Kayseri Deniz Postası gazetesi sabihi Azim Deniz yazılı açıklama yaparak şunları söyledi:
“Saygı değer basın mensupları İç ve Dış düşmanlarımız DAEŞ, PKK,FETÖ.. vs örgütleri ve Eonomi, Terör, mezhep çatışmaları gibi enstrümanları kullanarak Türk toplumu ile savaşmaktadır. Ancak muvaffak olamayacaklardır. Beşiktaş’ta yaşanan Terör olayını şiddetle kınıyorum. Şehitlerimize Allahtan rahmet yaralılarımıza acil şifalar diliyorum. Sorumlularının en kısa zamanda yakalanarak gereken cezanın verileceğinden hiç şüphemin olmadığını belirtmek isterim.

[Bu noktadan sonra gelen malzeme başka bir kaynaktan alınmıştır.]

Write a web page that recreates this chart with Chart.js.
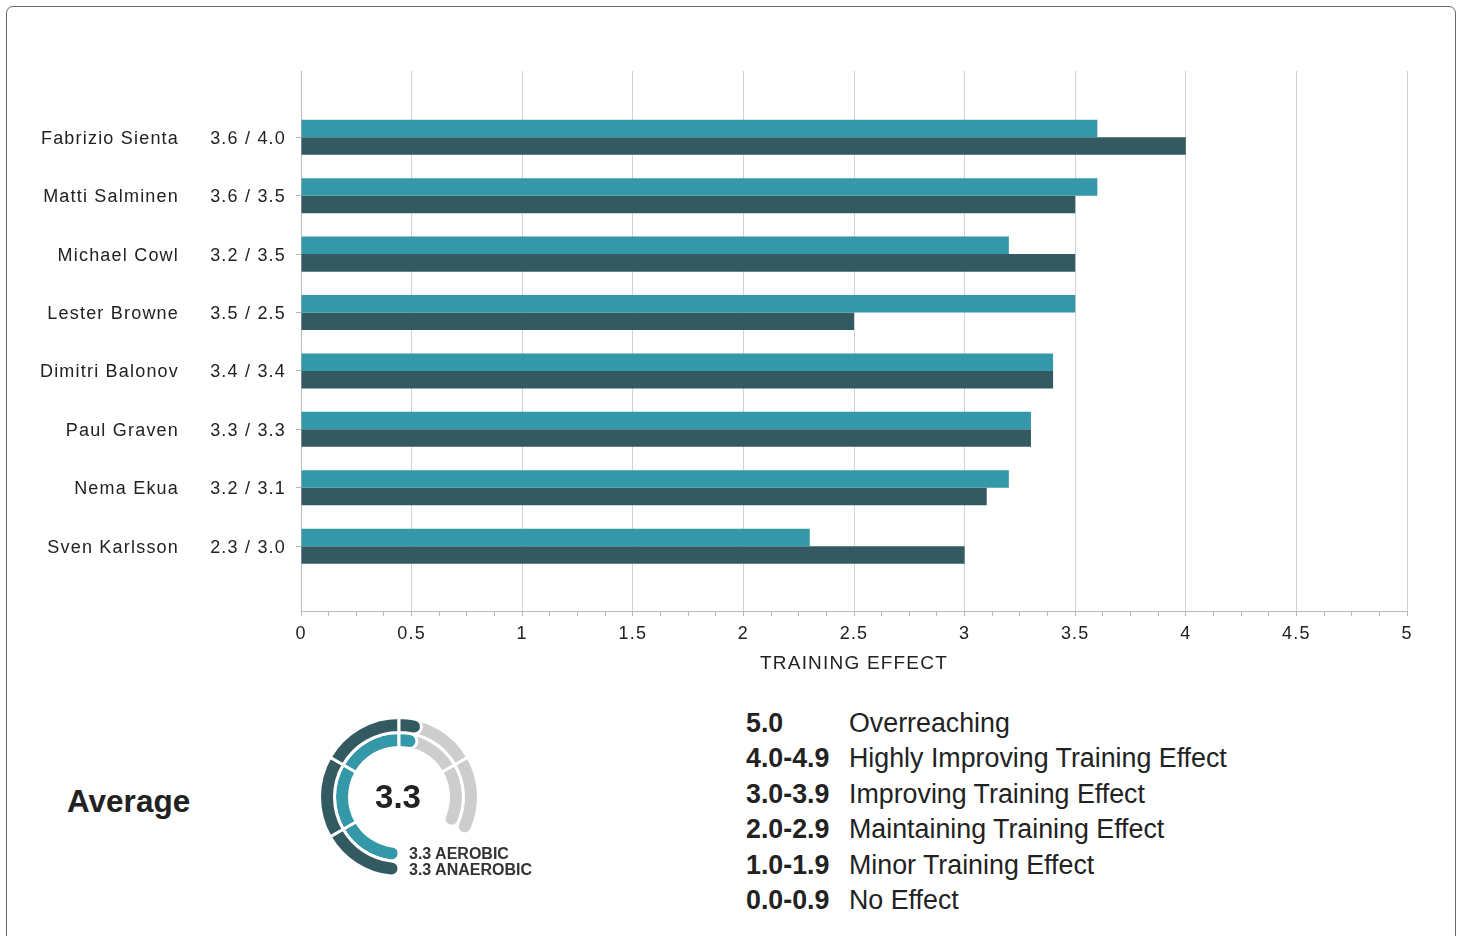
<!DOCTYPE html>
<html>
<head>
<meta charset="utf-8">
<script src="https://cdn.jsdelivr.net/npm/chart.js@4.4.1/dist/chart.umd.min.js"></script>
<style>
  html, body { margin:0; padding:0; background:#fff; width:1462px; height:936px; overflow:hidden;
    font-family:'Liberation Sans', Arial, Helvetica, sans-serif; color:#222; }
  #frame { position:absolute; left:6px; top:6px; width:1450px; height:1000px; box-sizing:border-box;
    border:1.5px solid #666; border-radius:7px; }
  canvas { position:absolute; }
  #bars { left:0; top:0; }
  #gaugeBg, #gaugeFill { left:309px; top:707px; }
  .t { position:absolute; white-space:nowrap; }
  #avg { left:67px; top:781px; font-size:31.5px; line-height:40px; font-weight:bold; color:#222; }
  #gval { left:348px; width:100px; text-align:center; top:777px; font-size:33px; line-height:40px; font-weight:bold; color:#222; }
  #gaer, #gana { left:409px; font-size:16px; line-height:18px; font-weight:bold; color:#333; }
  #gaer { top:845px; }
  #gana { top:861px; }
  #legend { position:absolute; left:746px; top:705.5px; }
  .row { height:35.6px; line-height:35.6px; font-size:26.8px; white-space:nowrap; color:#222; }
  .row .r { display:inline-block; width:103px; font-weight:bold; }
</style>
</head>
<body>
<div id="frame"></div>
<canvas id="bars" width="1462" height="700"></canvas>
<canvas id="gaugeBg" width="180" height="180"></canvas>
<canvas id="gaugeFill" width="180" height="180"></canvas>
<div class="t" id="avg">Average</div>
<div class="t" id="gval"></div>
<div class="t" id="gaer"></div>
<div class="t" id="gana"></div>
<div id="legend"></div>
<script>
// ---------- data ----------
const athletes = ['Fabrizio Sienta', 'Matti Salminen', 'Michael Cowl', 'Lester Browne',
                  'Dimitri Balonov', 'Paul Graven', 'Nema Ekua', 'Sven Karlsson'];
const aerobic   = [3.6, 3.6, 3.2, 3.5, 3.4, 3.3, 3.2, 2.3];
const anaerobic = [4.0, 3.5, 3.5, 2.5, 3.4, 3.3, 3.1, 3.0];
const xTickValues = [0, 0.5, 1, 1.5, 2, 2.5, 3, 3.5, 4, 4.5, 5];
const axisTitle = 'TRAINING EFFECT';

const avgOverall = 3.3;
const avgAerobic = 3.3;
const avgAnaerobic = 3.3;
const gaugeSegments = [1, 1, 1, 1, 1];

const legendRanges = ['5.0', '4.0-4.9', '3.0-3.9', '2.0-2.9', '1.0-1.9', '0.0-0.9'];
const legendLabels = ['Overreaching', 'Highly Improving Training Effect', 'Improving Training Effect',
                      'Maintaining Training Effect', 'Minor Training Effect', 'No Effect'];

// ---------- styles ----------
const TEAL = '#3498a9', DARK = '#345a61', GRAY = '#cdcdcd';
Chart.defaults.font.family = "'Liberation Sans', Arial, Helvetica, sans-serif";
Chart.defaults.color = '#222';

const letterSpacingPlugin = {
  id: 'letterSpacing',
  beforeUpdate(chart) { chart.ctx.letterSpacing = '1.2px'; },
  beforeDraw(chart) { chart.ctx.letterSpacing = '1.2px'; }
};

const Y_MIN = -1.135, Y_MAX = athletes.length - 1 + 1.11;
const indexTicks = axis => { axis.ticks = athletes.map((_, i) => ({ value: i })); };
const majorStep = xTickValues[1] - xTickValues[0];
const isMajor = v => Math.abs(v / majorStep - Math.round(v / majorStep)) < 1e-6;
const MINOR_PER_MAJOR = 4;

new Chart(document.getElementById('bars'), {
  type: 'bar',
  data: {
    datasets: [
      { label: 'Aerobic', data: aerobic.map((v, i) => ({ x: v, y: i })), backgroundColor: TEAL, xAxisID: 'x', yAxisID: 'y' },
      { label: 'Anaerobic', data: anaerobic.map((v, i) => ({ x: v, y: i })), backgroundColor: DARK, xAxisID: 'x', yAxisID: 'y' }
    ]
  },
  options: {
    indexAxis: 'y',
    responsive: false,
    animation: false,
    events: [],
    categoryPercentage: 0.6,
    barPercentage: 1.0,
    layout: { padding: { left: 0, right: 55, top: 71, bottom: 0 } },
    plugins: { legend: { display: false }, tooltip: { enabled: false } },
    scales: {
      x: {
        type: 'linear', position: 'bottom', offset: false,
        min: xTickValues[0], max: xTickValues[xTickValues.length - 1],
        afterBuildTicks: axis => {
          const t = [];
          for (let k = 0; k < xTickValues.length; k++) {
            t.push({ value: xTickValues[k] });
            if (k < xTickValues.length - 1) {
              for (let m = 1; m < MINOR_PER_MAJOR; m++) {
                t.push({ value: xTickValues[k] + (xTickValues[k + 1] - xTickValues[k]) * m / MINOR_PER_MAJOR });
              }
            }
          }
          axis.ticks = t.sort((a, b) => a.value - b.value);
        },
        afterFit: axis => { axis.height = 89; },
        ticks: { autoSkip: false, maxRotation: 0, padding: 7, font: { size: 18 }, color: '#222',
                 callback: v => isMajor(v) ? String(v) : '' },
        grid: { offset: false, color: c => (c.tick && isMajor(c.tick.value)) ? '#d2d2d2' : 'rgba(0,0,0,0)',
                tickColor: '#b5b5b5', tickLength: 5, lineWidth: 1 },
        border: { color: '#b9b9b9' },
        title: { display: true, text: axisTitle, font: { size: 19 }, color: '#222', padding: { top: 0, bottom: 25 } }
      },
      y: {
        type: 'linear', position: 'left', min: Y_MIN, max: Y_MAX, reverse: true, weight: 0, offset: false,
        afterBuildTicks: indexTicks,
        afterFit: axis => { axis.width = 111; },
        ticks: { autoSkip: false, padding: 10, labelOffset: 1.5, font: { size: 18 }, color: '#222',
                 callback: v => { const i = Math.round(v); return aerobic[i].toFixed(1) + ' / ' + anaerobic[i].toFixed(1); } },
        grid: { offset: false, drawOnChartArea: false, drawTicks: true, tickLength: 5, color: '#b5b5b5' },
        border: { display: true, color: '#b9b9b9' }
      },
      yNames: {
        type: 'linear', position: 'left', min: Y_MIN, max: Y_MAX, reverse: true, weight: 1, offset: false,
        afterBuildTicks: indexTicks,
        afterFit: axis => { axis.width = 190; },
        ticks: { autoSkip: false, padding: 11, labelOffset: 1.5, font: { size: 18 }, color: '#222',
                 callback: v => athletes[Math.round(v)] },
        grid: { offset: false, display: false, drawTicks: false },
        border: { display: false }
      }
    }
  },
  plugins: [letterSpacingPlugin]
});

// ---------- gauge ----------
const CAP = 7.5;
const BW = 3;
function gaugeChart(id, datasets) {
  return new Chart(document.getElementById(id), {
    type: 'doughnut',
    data: { datasets },
    options: {
      responsive: false, animation: false, events: [],
      rotation: 180, circumference: 300, cutout: '62.26%',
      layout: { padding: 9 },
      plugins: { legend: { display: false }, tooltip: { enabled: false } }
    }
  });
}
const lastSeg = gaugeSegments.length - 1;
const bgRadius = c => {
  const s = c.dataIndex === 0 ? CAP : 0, e = c.dataIndex === lastSeg ? CAP : 0;
  return { outerStart: s, innerStart: s, outerEnd: e, innerEnd: e };
};
gaugeChart('gaugeBg', [0, 1].map(() => ({
  data: gaugeSegments, backgroundColor: GRAY, borderColor: '#fff',
  borderWidth: BW, hoverBorderWidth: BW, borderRadius: bgRadius
})));

function fillSegments(value) {
  const segs = [];
  let rest = value;
  for (const s of gaugeSegments) {
    if (rest <= 1e-9) break;
    const f = Math.min(s, rest);
    segs.push(Math.round(f * 1e6) / 1e6);
    rest -= f;
  }
  const total = gaugeSegments.reduce((a, b) => a + b, 0);
  segs.push(Math.round((total - value) * 1e6) / 1e6);
  return segs;
}
function fillDataset(value, color) {
  const data = fillSegments(value);
  const n = data.length - 1;
  return {
    data,
    backgroundColor: c => c.dataIndex < n ? color : 'rgba(0,0,0,0)',
    borderColor: '#fff',
    borderWidth: c => c.dataIndex < n ? BW : 0,
    hoverBorderWidth: c => c.dataIndex < n ? BW : 0,
    borderRadius: c => {
      const s = c.dataIndex === 0 ? CAP : 0, e = c.dataIndex === n - 1 ? CAP : 0;
      return { outerStart: s, innerStart: s, outerEnd: e, innerEnd: e };
    }
  };
}
gaugeChart('gaugeFill', [fillDataset(avgAnaerobic, DARK), fillDataset(avgAerobic, TEAL)]);

document.getElementById('gval').textContent = avgOverall.toFixed(1);
document.getElementById('gaer').textContent = avgAerobic.toFixed(1) + ' AEROBIC';
document.getElementById('gana').textContent = avgAnaerobic.toFixed(1) + ' ANAEROBIC';

// ---------- legend ----------
const legend = document.getElementById('legend');
legendRanges.forEach((r, i) => {
  const row = document.createElement('div');
  row.className = 'row';
  const a = document.createElement('span'); a.className = 'r'; a.textContent = r;
  const b = document.createElement('span'); b.textContent = legendLabels[i];
  row.appendChild(a); row.appendChild(b);
  legend.appendChild(row);
});
</script>
</body>
</html>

Perşembe günü sabah saat 3 te gazetemize Cumhuriyet savcısının toplatma için verdiği skandal karara karşı vermiş olduğunuz haber desteğinden dolayı teşekkür ediyorum.
Bu yaşanan skandal olayı iki bölümde ele almak istiyorum.
1-Benim, gazetemde yaptığım haber doğru ya da yalan olabilir. Haber yalan ise cezai müeyyideleri de gazetenin itibar kaybı da bellidir. Ancak bir Cumhuriyet savcısının sanki terör propagandası yapan bir gazeteyi toplatıyor gibi gece uykusundan kalkarak gazetemizi toplatma kararı vermesine anlam veremiyorum. Cumhuriyet savcısı tam bir demokrasi skandalına imza atmıştır. Verdiği bu karardan dolayı hem tarihe geçmiş hem de ömrü boyunca vicdan azabı çekeceğinden şüphem yoktur.
Gazetemize yapılan toplatma kararına Muhalefet partileri MHP ve CHP den tepki gelirken meslek kuruluşumuz olan Gazeteciler cemiyetinin sessiz kalması bizleri derinden yaralamıştır.
Savcının yaptığı basın özgürlüğüne vurulmuş bir darbedir. Türkiye’de bunun başka örneği var mıdır bilemiyorum.
2- Gazetemizin 08.11.2016 tarihli sayısında “Bakan böyle yaparsa” başlıklı bir haber yapılmıştır. Bu haberde sayın bakanın şahsiyetine hakaret, iftira ya da yıpratma söz konusu değildir. Keza bakanla her hangi bir problemim ya da bir hasımlığım yoktur. Bakan beyin insani ilişkileri de son derece iyidir. Haberin araştırma kısmı yaklaşık bir hafta sürmüştür. Sayın bakanın şirket ortağı olduğunu ise haberden bir gün önce son öğrenmiş bulunuyoruz.
Yaptığımız haberle çevreye, topluma karşı duyarlı bir gazeteci olarak görevimizi yerine getirdik.
Doğaya zehirli atık gömüldüğünü, Bimer ve Cimer’e şikayet edilmesine rağmen, çevre il müdürü tarafından olayın üstü kapatıldığını iddia eden bir vatandaş gazetemize gelerek konuyu aktarmıştır.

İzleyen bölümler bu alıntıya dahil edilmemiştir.